**WHAT YOU WILL DO:** Copy out the listing that follows, exactly, without its pictures.

**MATERIAL PROVIDED:**
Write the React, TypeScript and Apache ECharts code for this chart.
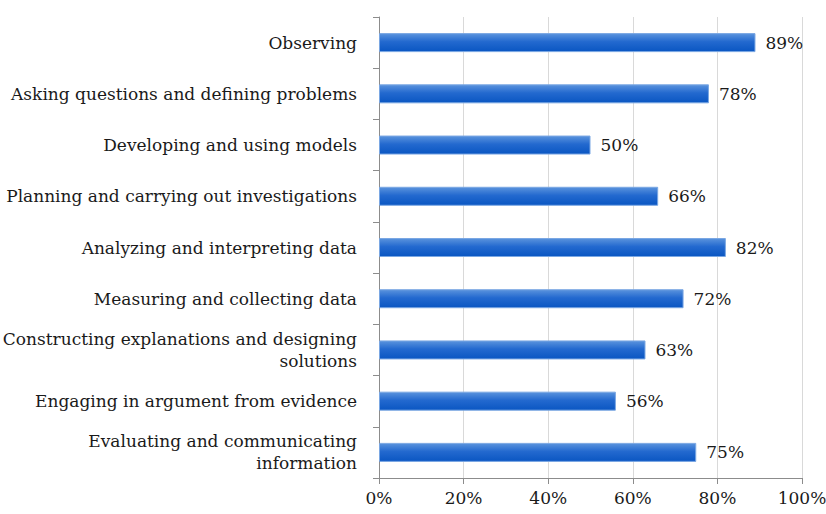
import React, { useEffect, useRef } from "react";
import * as echarts from "echarts";

const categories: string[] = [
  "Observing",
  "Asking questions and defining problems",
  "Developing and using models",
  "Planning and carrying out investigations",
  "Analyzing and interpreting data",
  "Measuring and collecting data",
  "Constructing explanations and designing\nsolutions",
  "Engaging in argument from evidence",
  "Evaluating and communicating\ninformation",
];

const values: number[] = [89, 78, 50, 66, 82, 72, 63, 56, 75];

const xTicks: number[] = [0, 20, 40, 60, 80, 100];

const FONT = "'DejaVu Serif', 'Liberation Serif', serif";

export default function App() {
  const ref = useRef<HTMLDivElement>(null);
  useEffect(() => {
    if (!ref.current) return;
    const chart = echarts.init(ref.current, null, { renderer: "svg" });
    chart.setOption({
      animation: false,
      backgroundColor: "#ffffff",
      grid: {
        left: 379,
        top: 17,
        width: 423,
        height: 461,
        containLabel: false,
        outerBoundsMode: "none",
      },
      xAxis: {
        type: "value",
        min: xTicks[0],
        max: xTicks[xTicks.length - 1],
        interval: 20,
        axisLine: { show: true, lineStyle: { color: "#8c8c8c", width: 1 } },
        axisTick: { show: true, length: 6, lineStyle: { color: "#8c8c8c" } },
        splitLine: { show: true, lineStyle: { color: "#d9d9d9", width: 1 } },
        axisLabel: {
          formatter: (v: number) => `${v}%`,
          color: "#1a1a1a",
          fontFamily: FONT,
          fontSize: 17,
          margin: 11,
        },
      },
      yAxis: {
        type: "category",
        data: categories,
        inverse: true,
        axisLine: { show: true, lineStyle: { color: "#8c8c8c", width: 1 } },
        axisTick: { show: true, length: 6, alignWithLabel: false, lineStyle: { color: "#8c8c8c" } },
        axisLabel: {
          color: "#1a1a1a",
          fontFamily: FONT,
          fontSize: 17,
          margin: 22,
          lineHeight: 22,
          align: "right",
        },
      },
      series: [
        {
          type: "bar",
          data: values,
          barWidth: 19,
          itemStyle: {
            color: new echarts.graphic.LinearGradient(0, 0, 0, 1, [
              { offset: 0, color: "#5a93dd" },
              { offset: 0.45, color: "#2369cf" },
              { offset: 1, color: "#0a56c2" },
            ]),
            borderColor: "#7aa7e3",
            borderWidth: 1,
          },
          label: {
            show: true,
            position: "right",
            distance: 10,
            formatter: (p: any) => `${p.value}%`,
            color: "#1a1a1a",
            fontFamily: FONT,
            fontSize: 17,
          },
        },
      ],
    });
    return () => chart.dispose();
  }, []);
  return <div ref={ref} style={{ width: 826, height: 514, position: "absolute", left: 0, top: 0 }} />;
}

**TASK RESULT:**
Write the React, TypeScript and Apache ECharts code for this chart.
import React, { useEffect, useRef } from "react";
import * as echarts from "echarts";

const categories: string[] = [
  "Observing",
  "Asking questions and defining problems",
  "Developing and using models",
  "Planning and carrying out investigations",
  "Analyzing and interpreting data",
  "Measuring and collecting data",
  "Constructing explanations and designing\nsolutions",
  "Engaging in argument from evidence",
  "Evaluating and communicating\ninformation",
];

const values: number[] = [89, 78, 50, 66, 82, 72, 63, 56, 75];

const xTicks: number[] = [0, 20, 40, 60, 80, 100];

const FONT = "'DejaVu Serif', 'Liberation Serif', serif";

export default function App() {
  const ref = useRef<HTMLDivElement>(null);
  useEffect(() => {
    if (!ref.current) return;
    const chart = echarts.init(ref.current, null, { renderer: "svg" });
    chart.setOption({
      animation: false,
      backgroundColor: "#ffffff",
      grid: {
        left: 379,
        top: 17,
        width: 423,
        height: 461,
        containLabel: false,
        outerBoundsMode: "none",
      },
      xAxis: {
        type: "value",
        min: xTicks[0],
        max: xTicks[xTicks.length - 1],
        interval: 20,
        axisLine: { show: true, lineStyle: { color: "#8c8c8c", width: 1 } },
        axisTick: { show: true, length: 6, lineStyle: { color: "#8c8c8c" } },
        splitLine: { show: true, lineStyle: { color: "#d9d9d9", width: 1 } },
        axisLabel: {
          formatter: (v: number) => `${v}%`,
          color: "#1a1a1a",
          fontFamily: FONT,
          fontSize: 17,
          margin: 11,
        },
      },
      yAxis: {
        type: "category",
        data: categories,
        inverse: true,
        axisLine: { show: true, lineStyle: { color: "#8c8c8c", width: 1 } },
        axisTick: { show: true, length: 6, alignWithLabel: false, lineStyle: { color: "#8c8c8c" } },
        axisLabel: {
          color: "#1a1a1a",
          fontFamily: FONT,
          fontSize: 17,
          margin: 22,
          lineHeight: 22,
          align: "right",
        },
      },
      series: [
        {
          type: "bar",
          data: values,
          barWidth: 19,
          itemStyle: {
            color: new echarts.graphic.LinearGradient(0, 0, 0, 1, [
              { offset: 0, color: "#5a93dd" },
              { offset: 0.45, color: "#2369cf" },
              { offset: 1, color: "#0a56c2" },
            ]),
            borderColor: "#7aa7e3",
            borderWidth: 1,
          },
          label: {
            show: true,
            position: "right",
            distance: 10,
            formatter: (p: any) => `${p.value}%`,
            color: "#1a1a1a",
            fontFamily: FONT,
            fontSize: 17,
          },
        },
      ],
    });
    return () => chart.dispose();
  }, []);
  return <div ref={ref} style={{ width: 826, height: 514, position: "absolute", left: 0, top: 0 }} />;
}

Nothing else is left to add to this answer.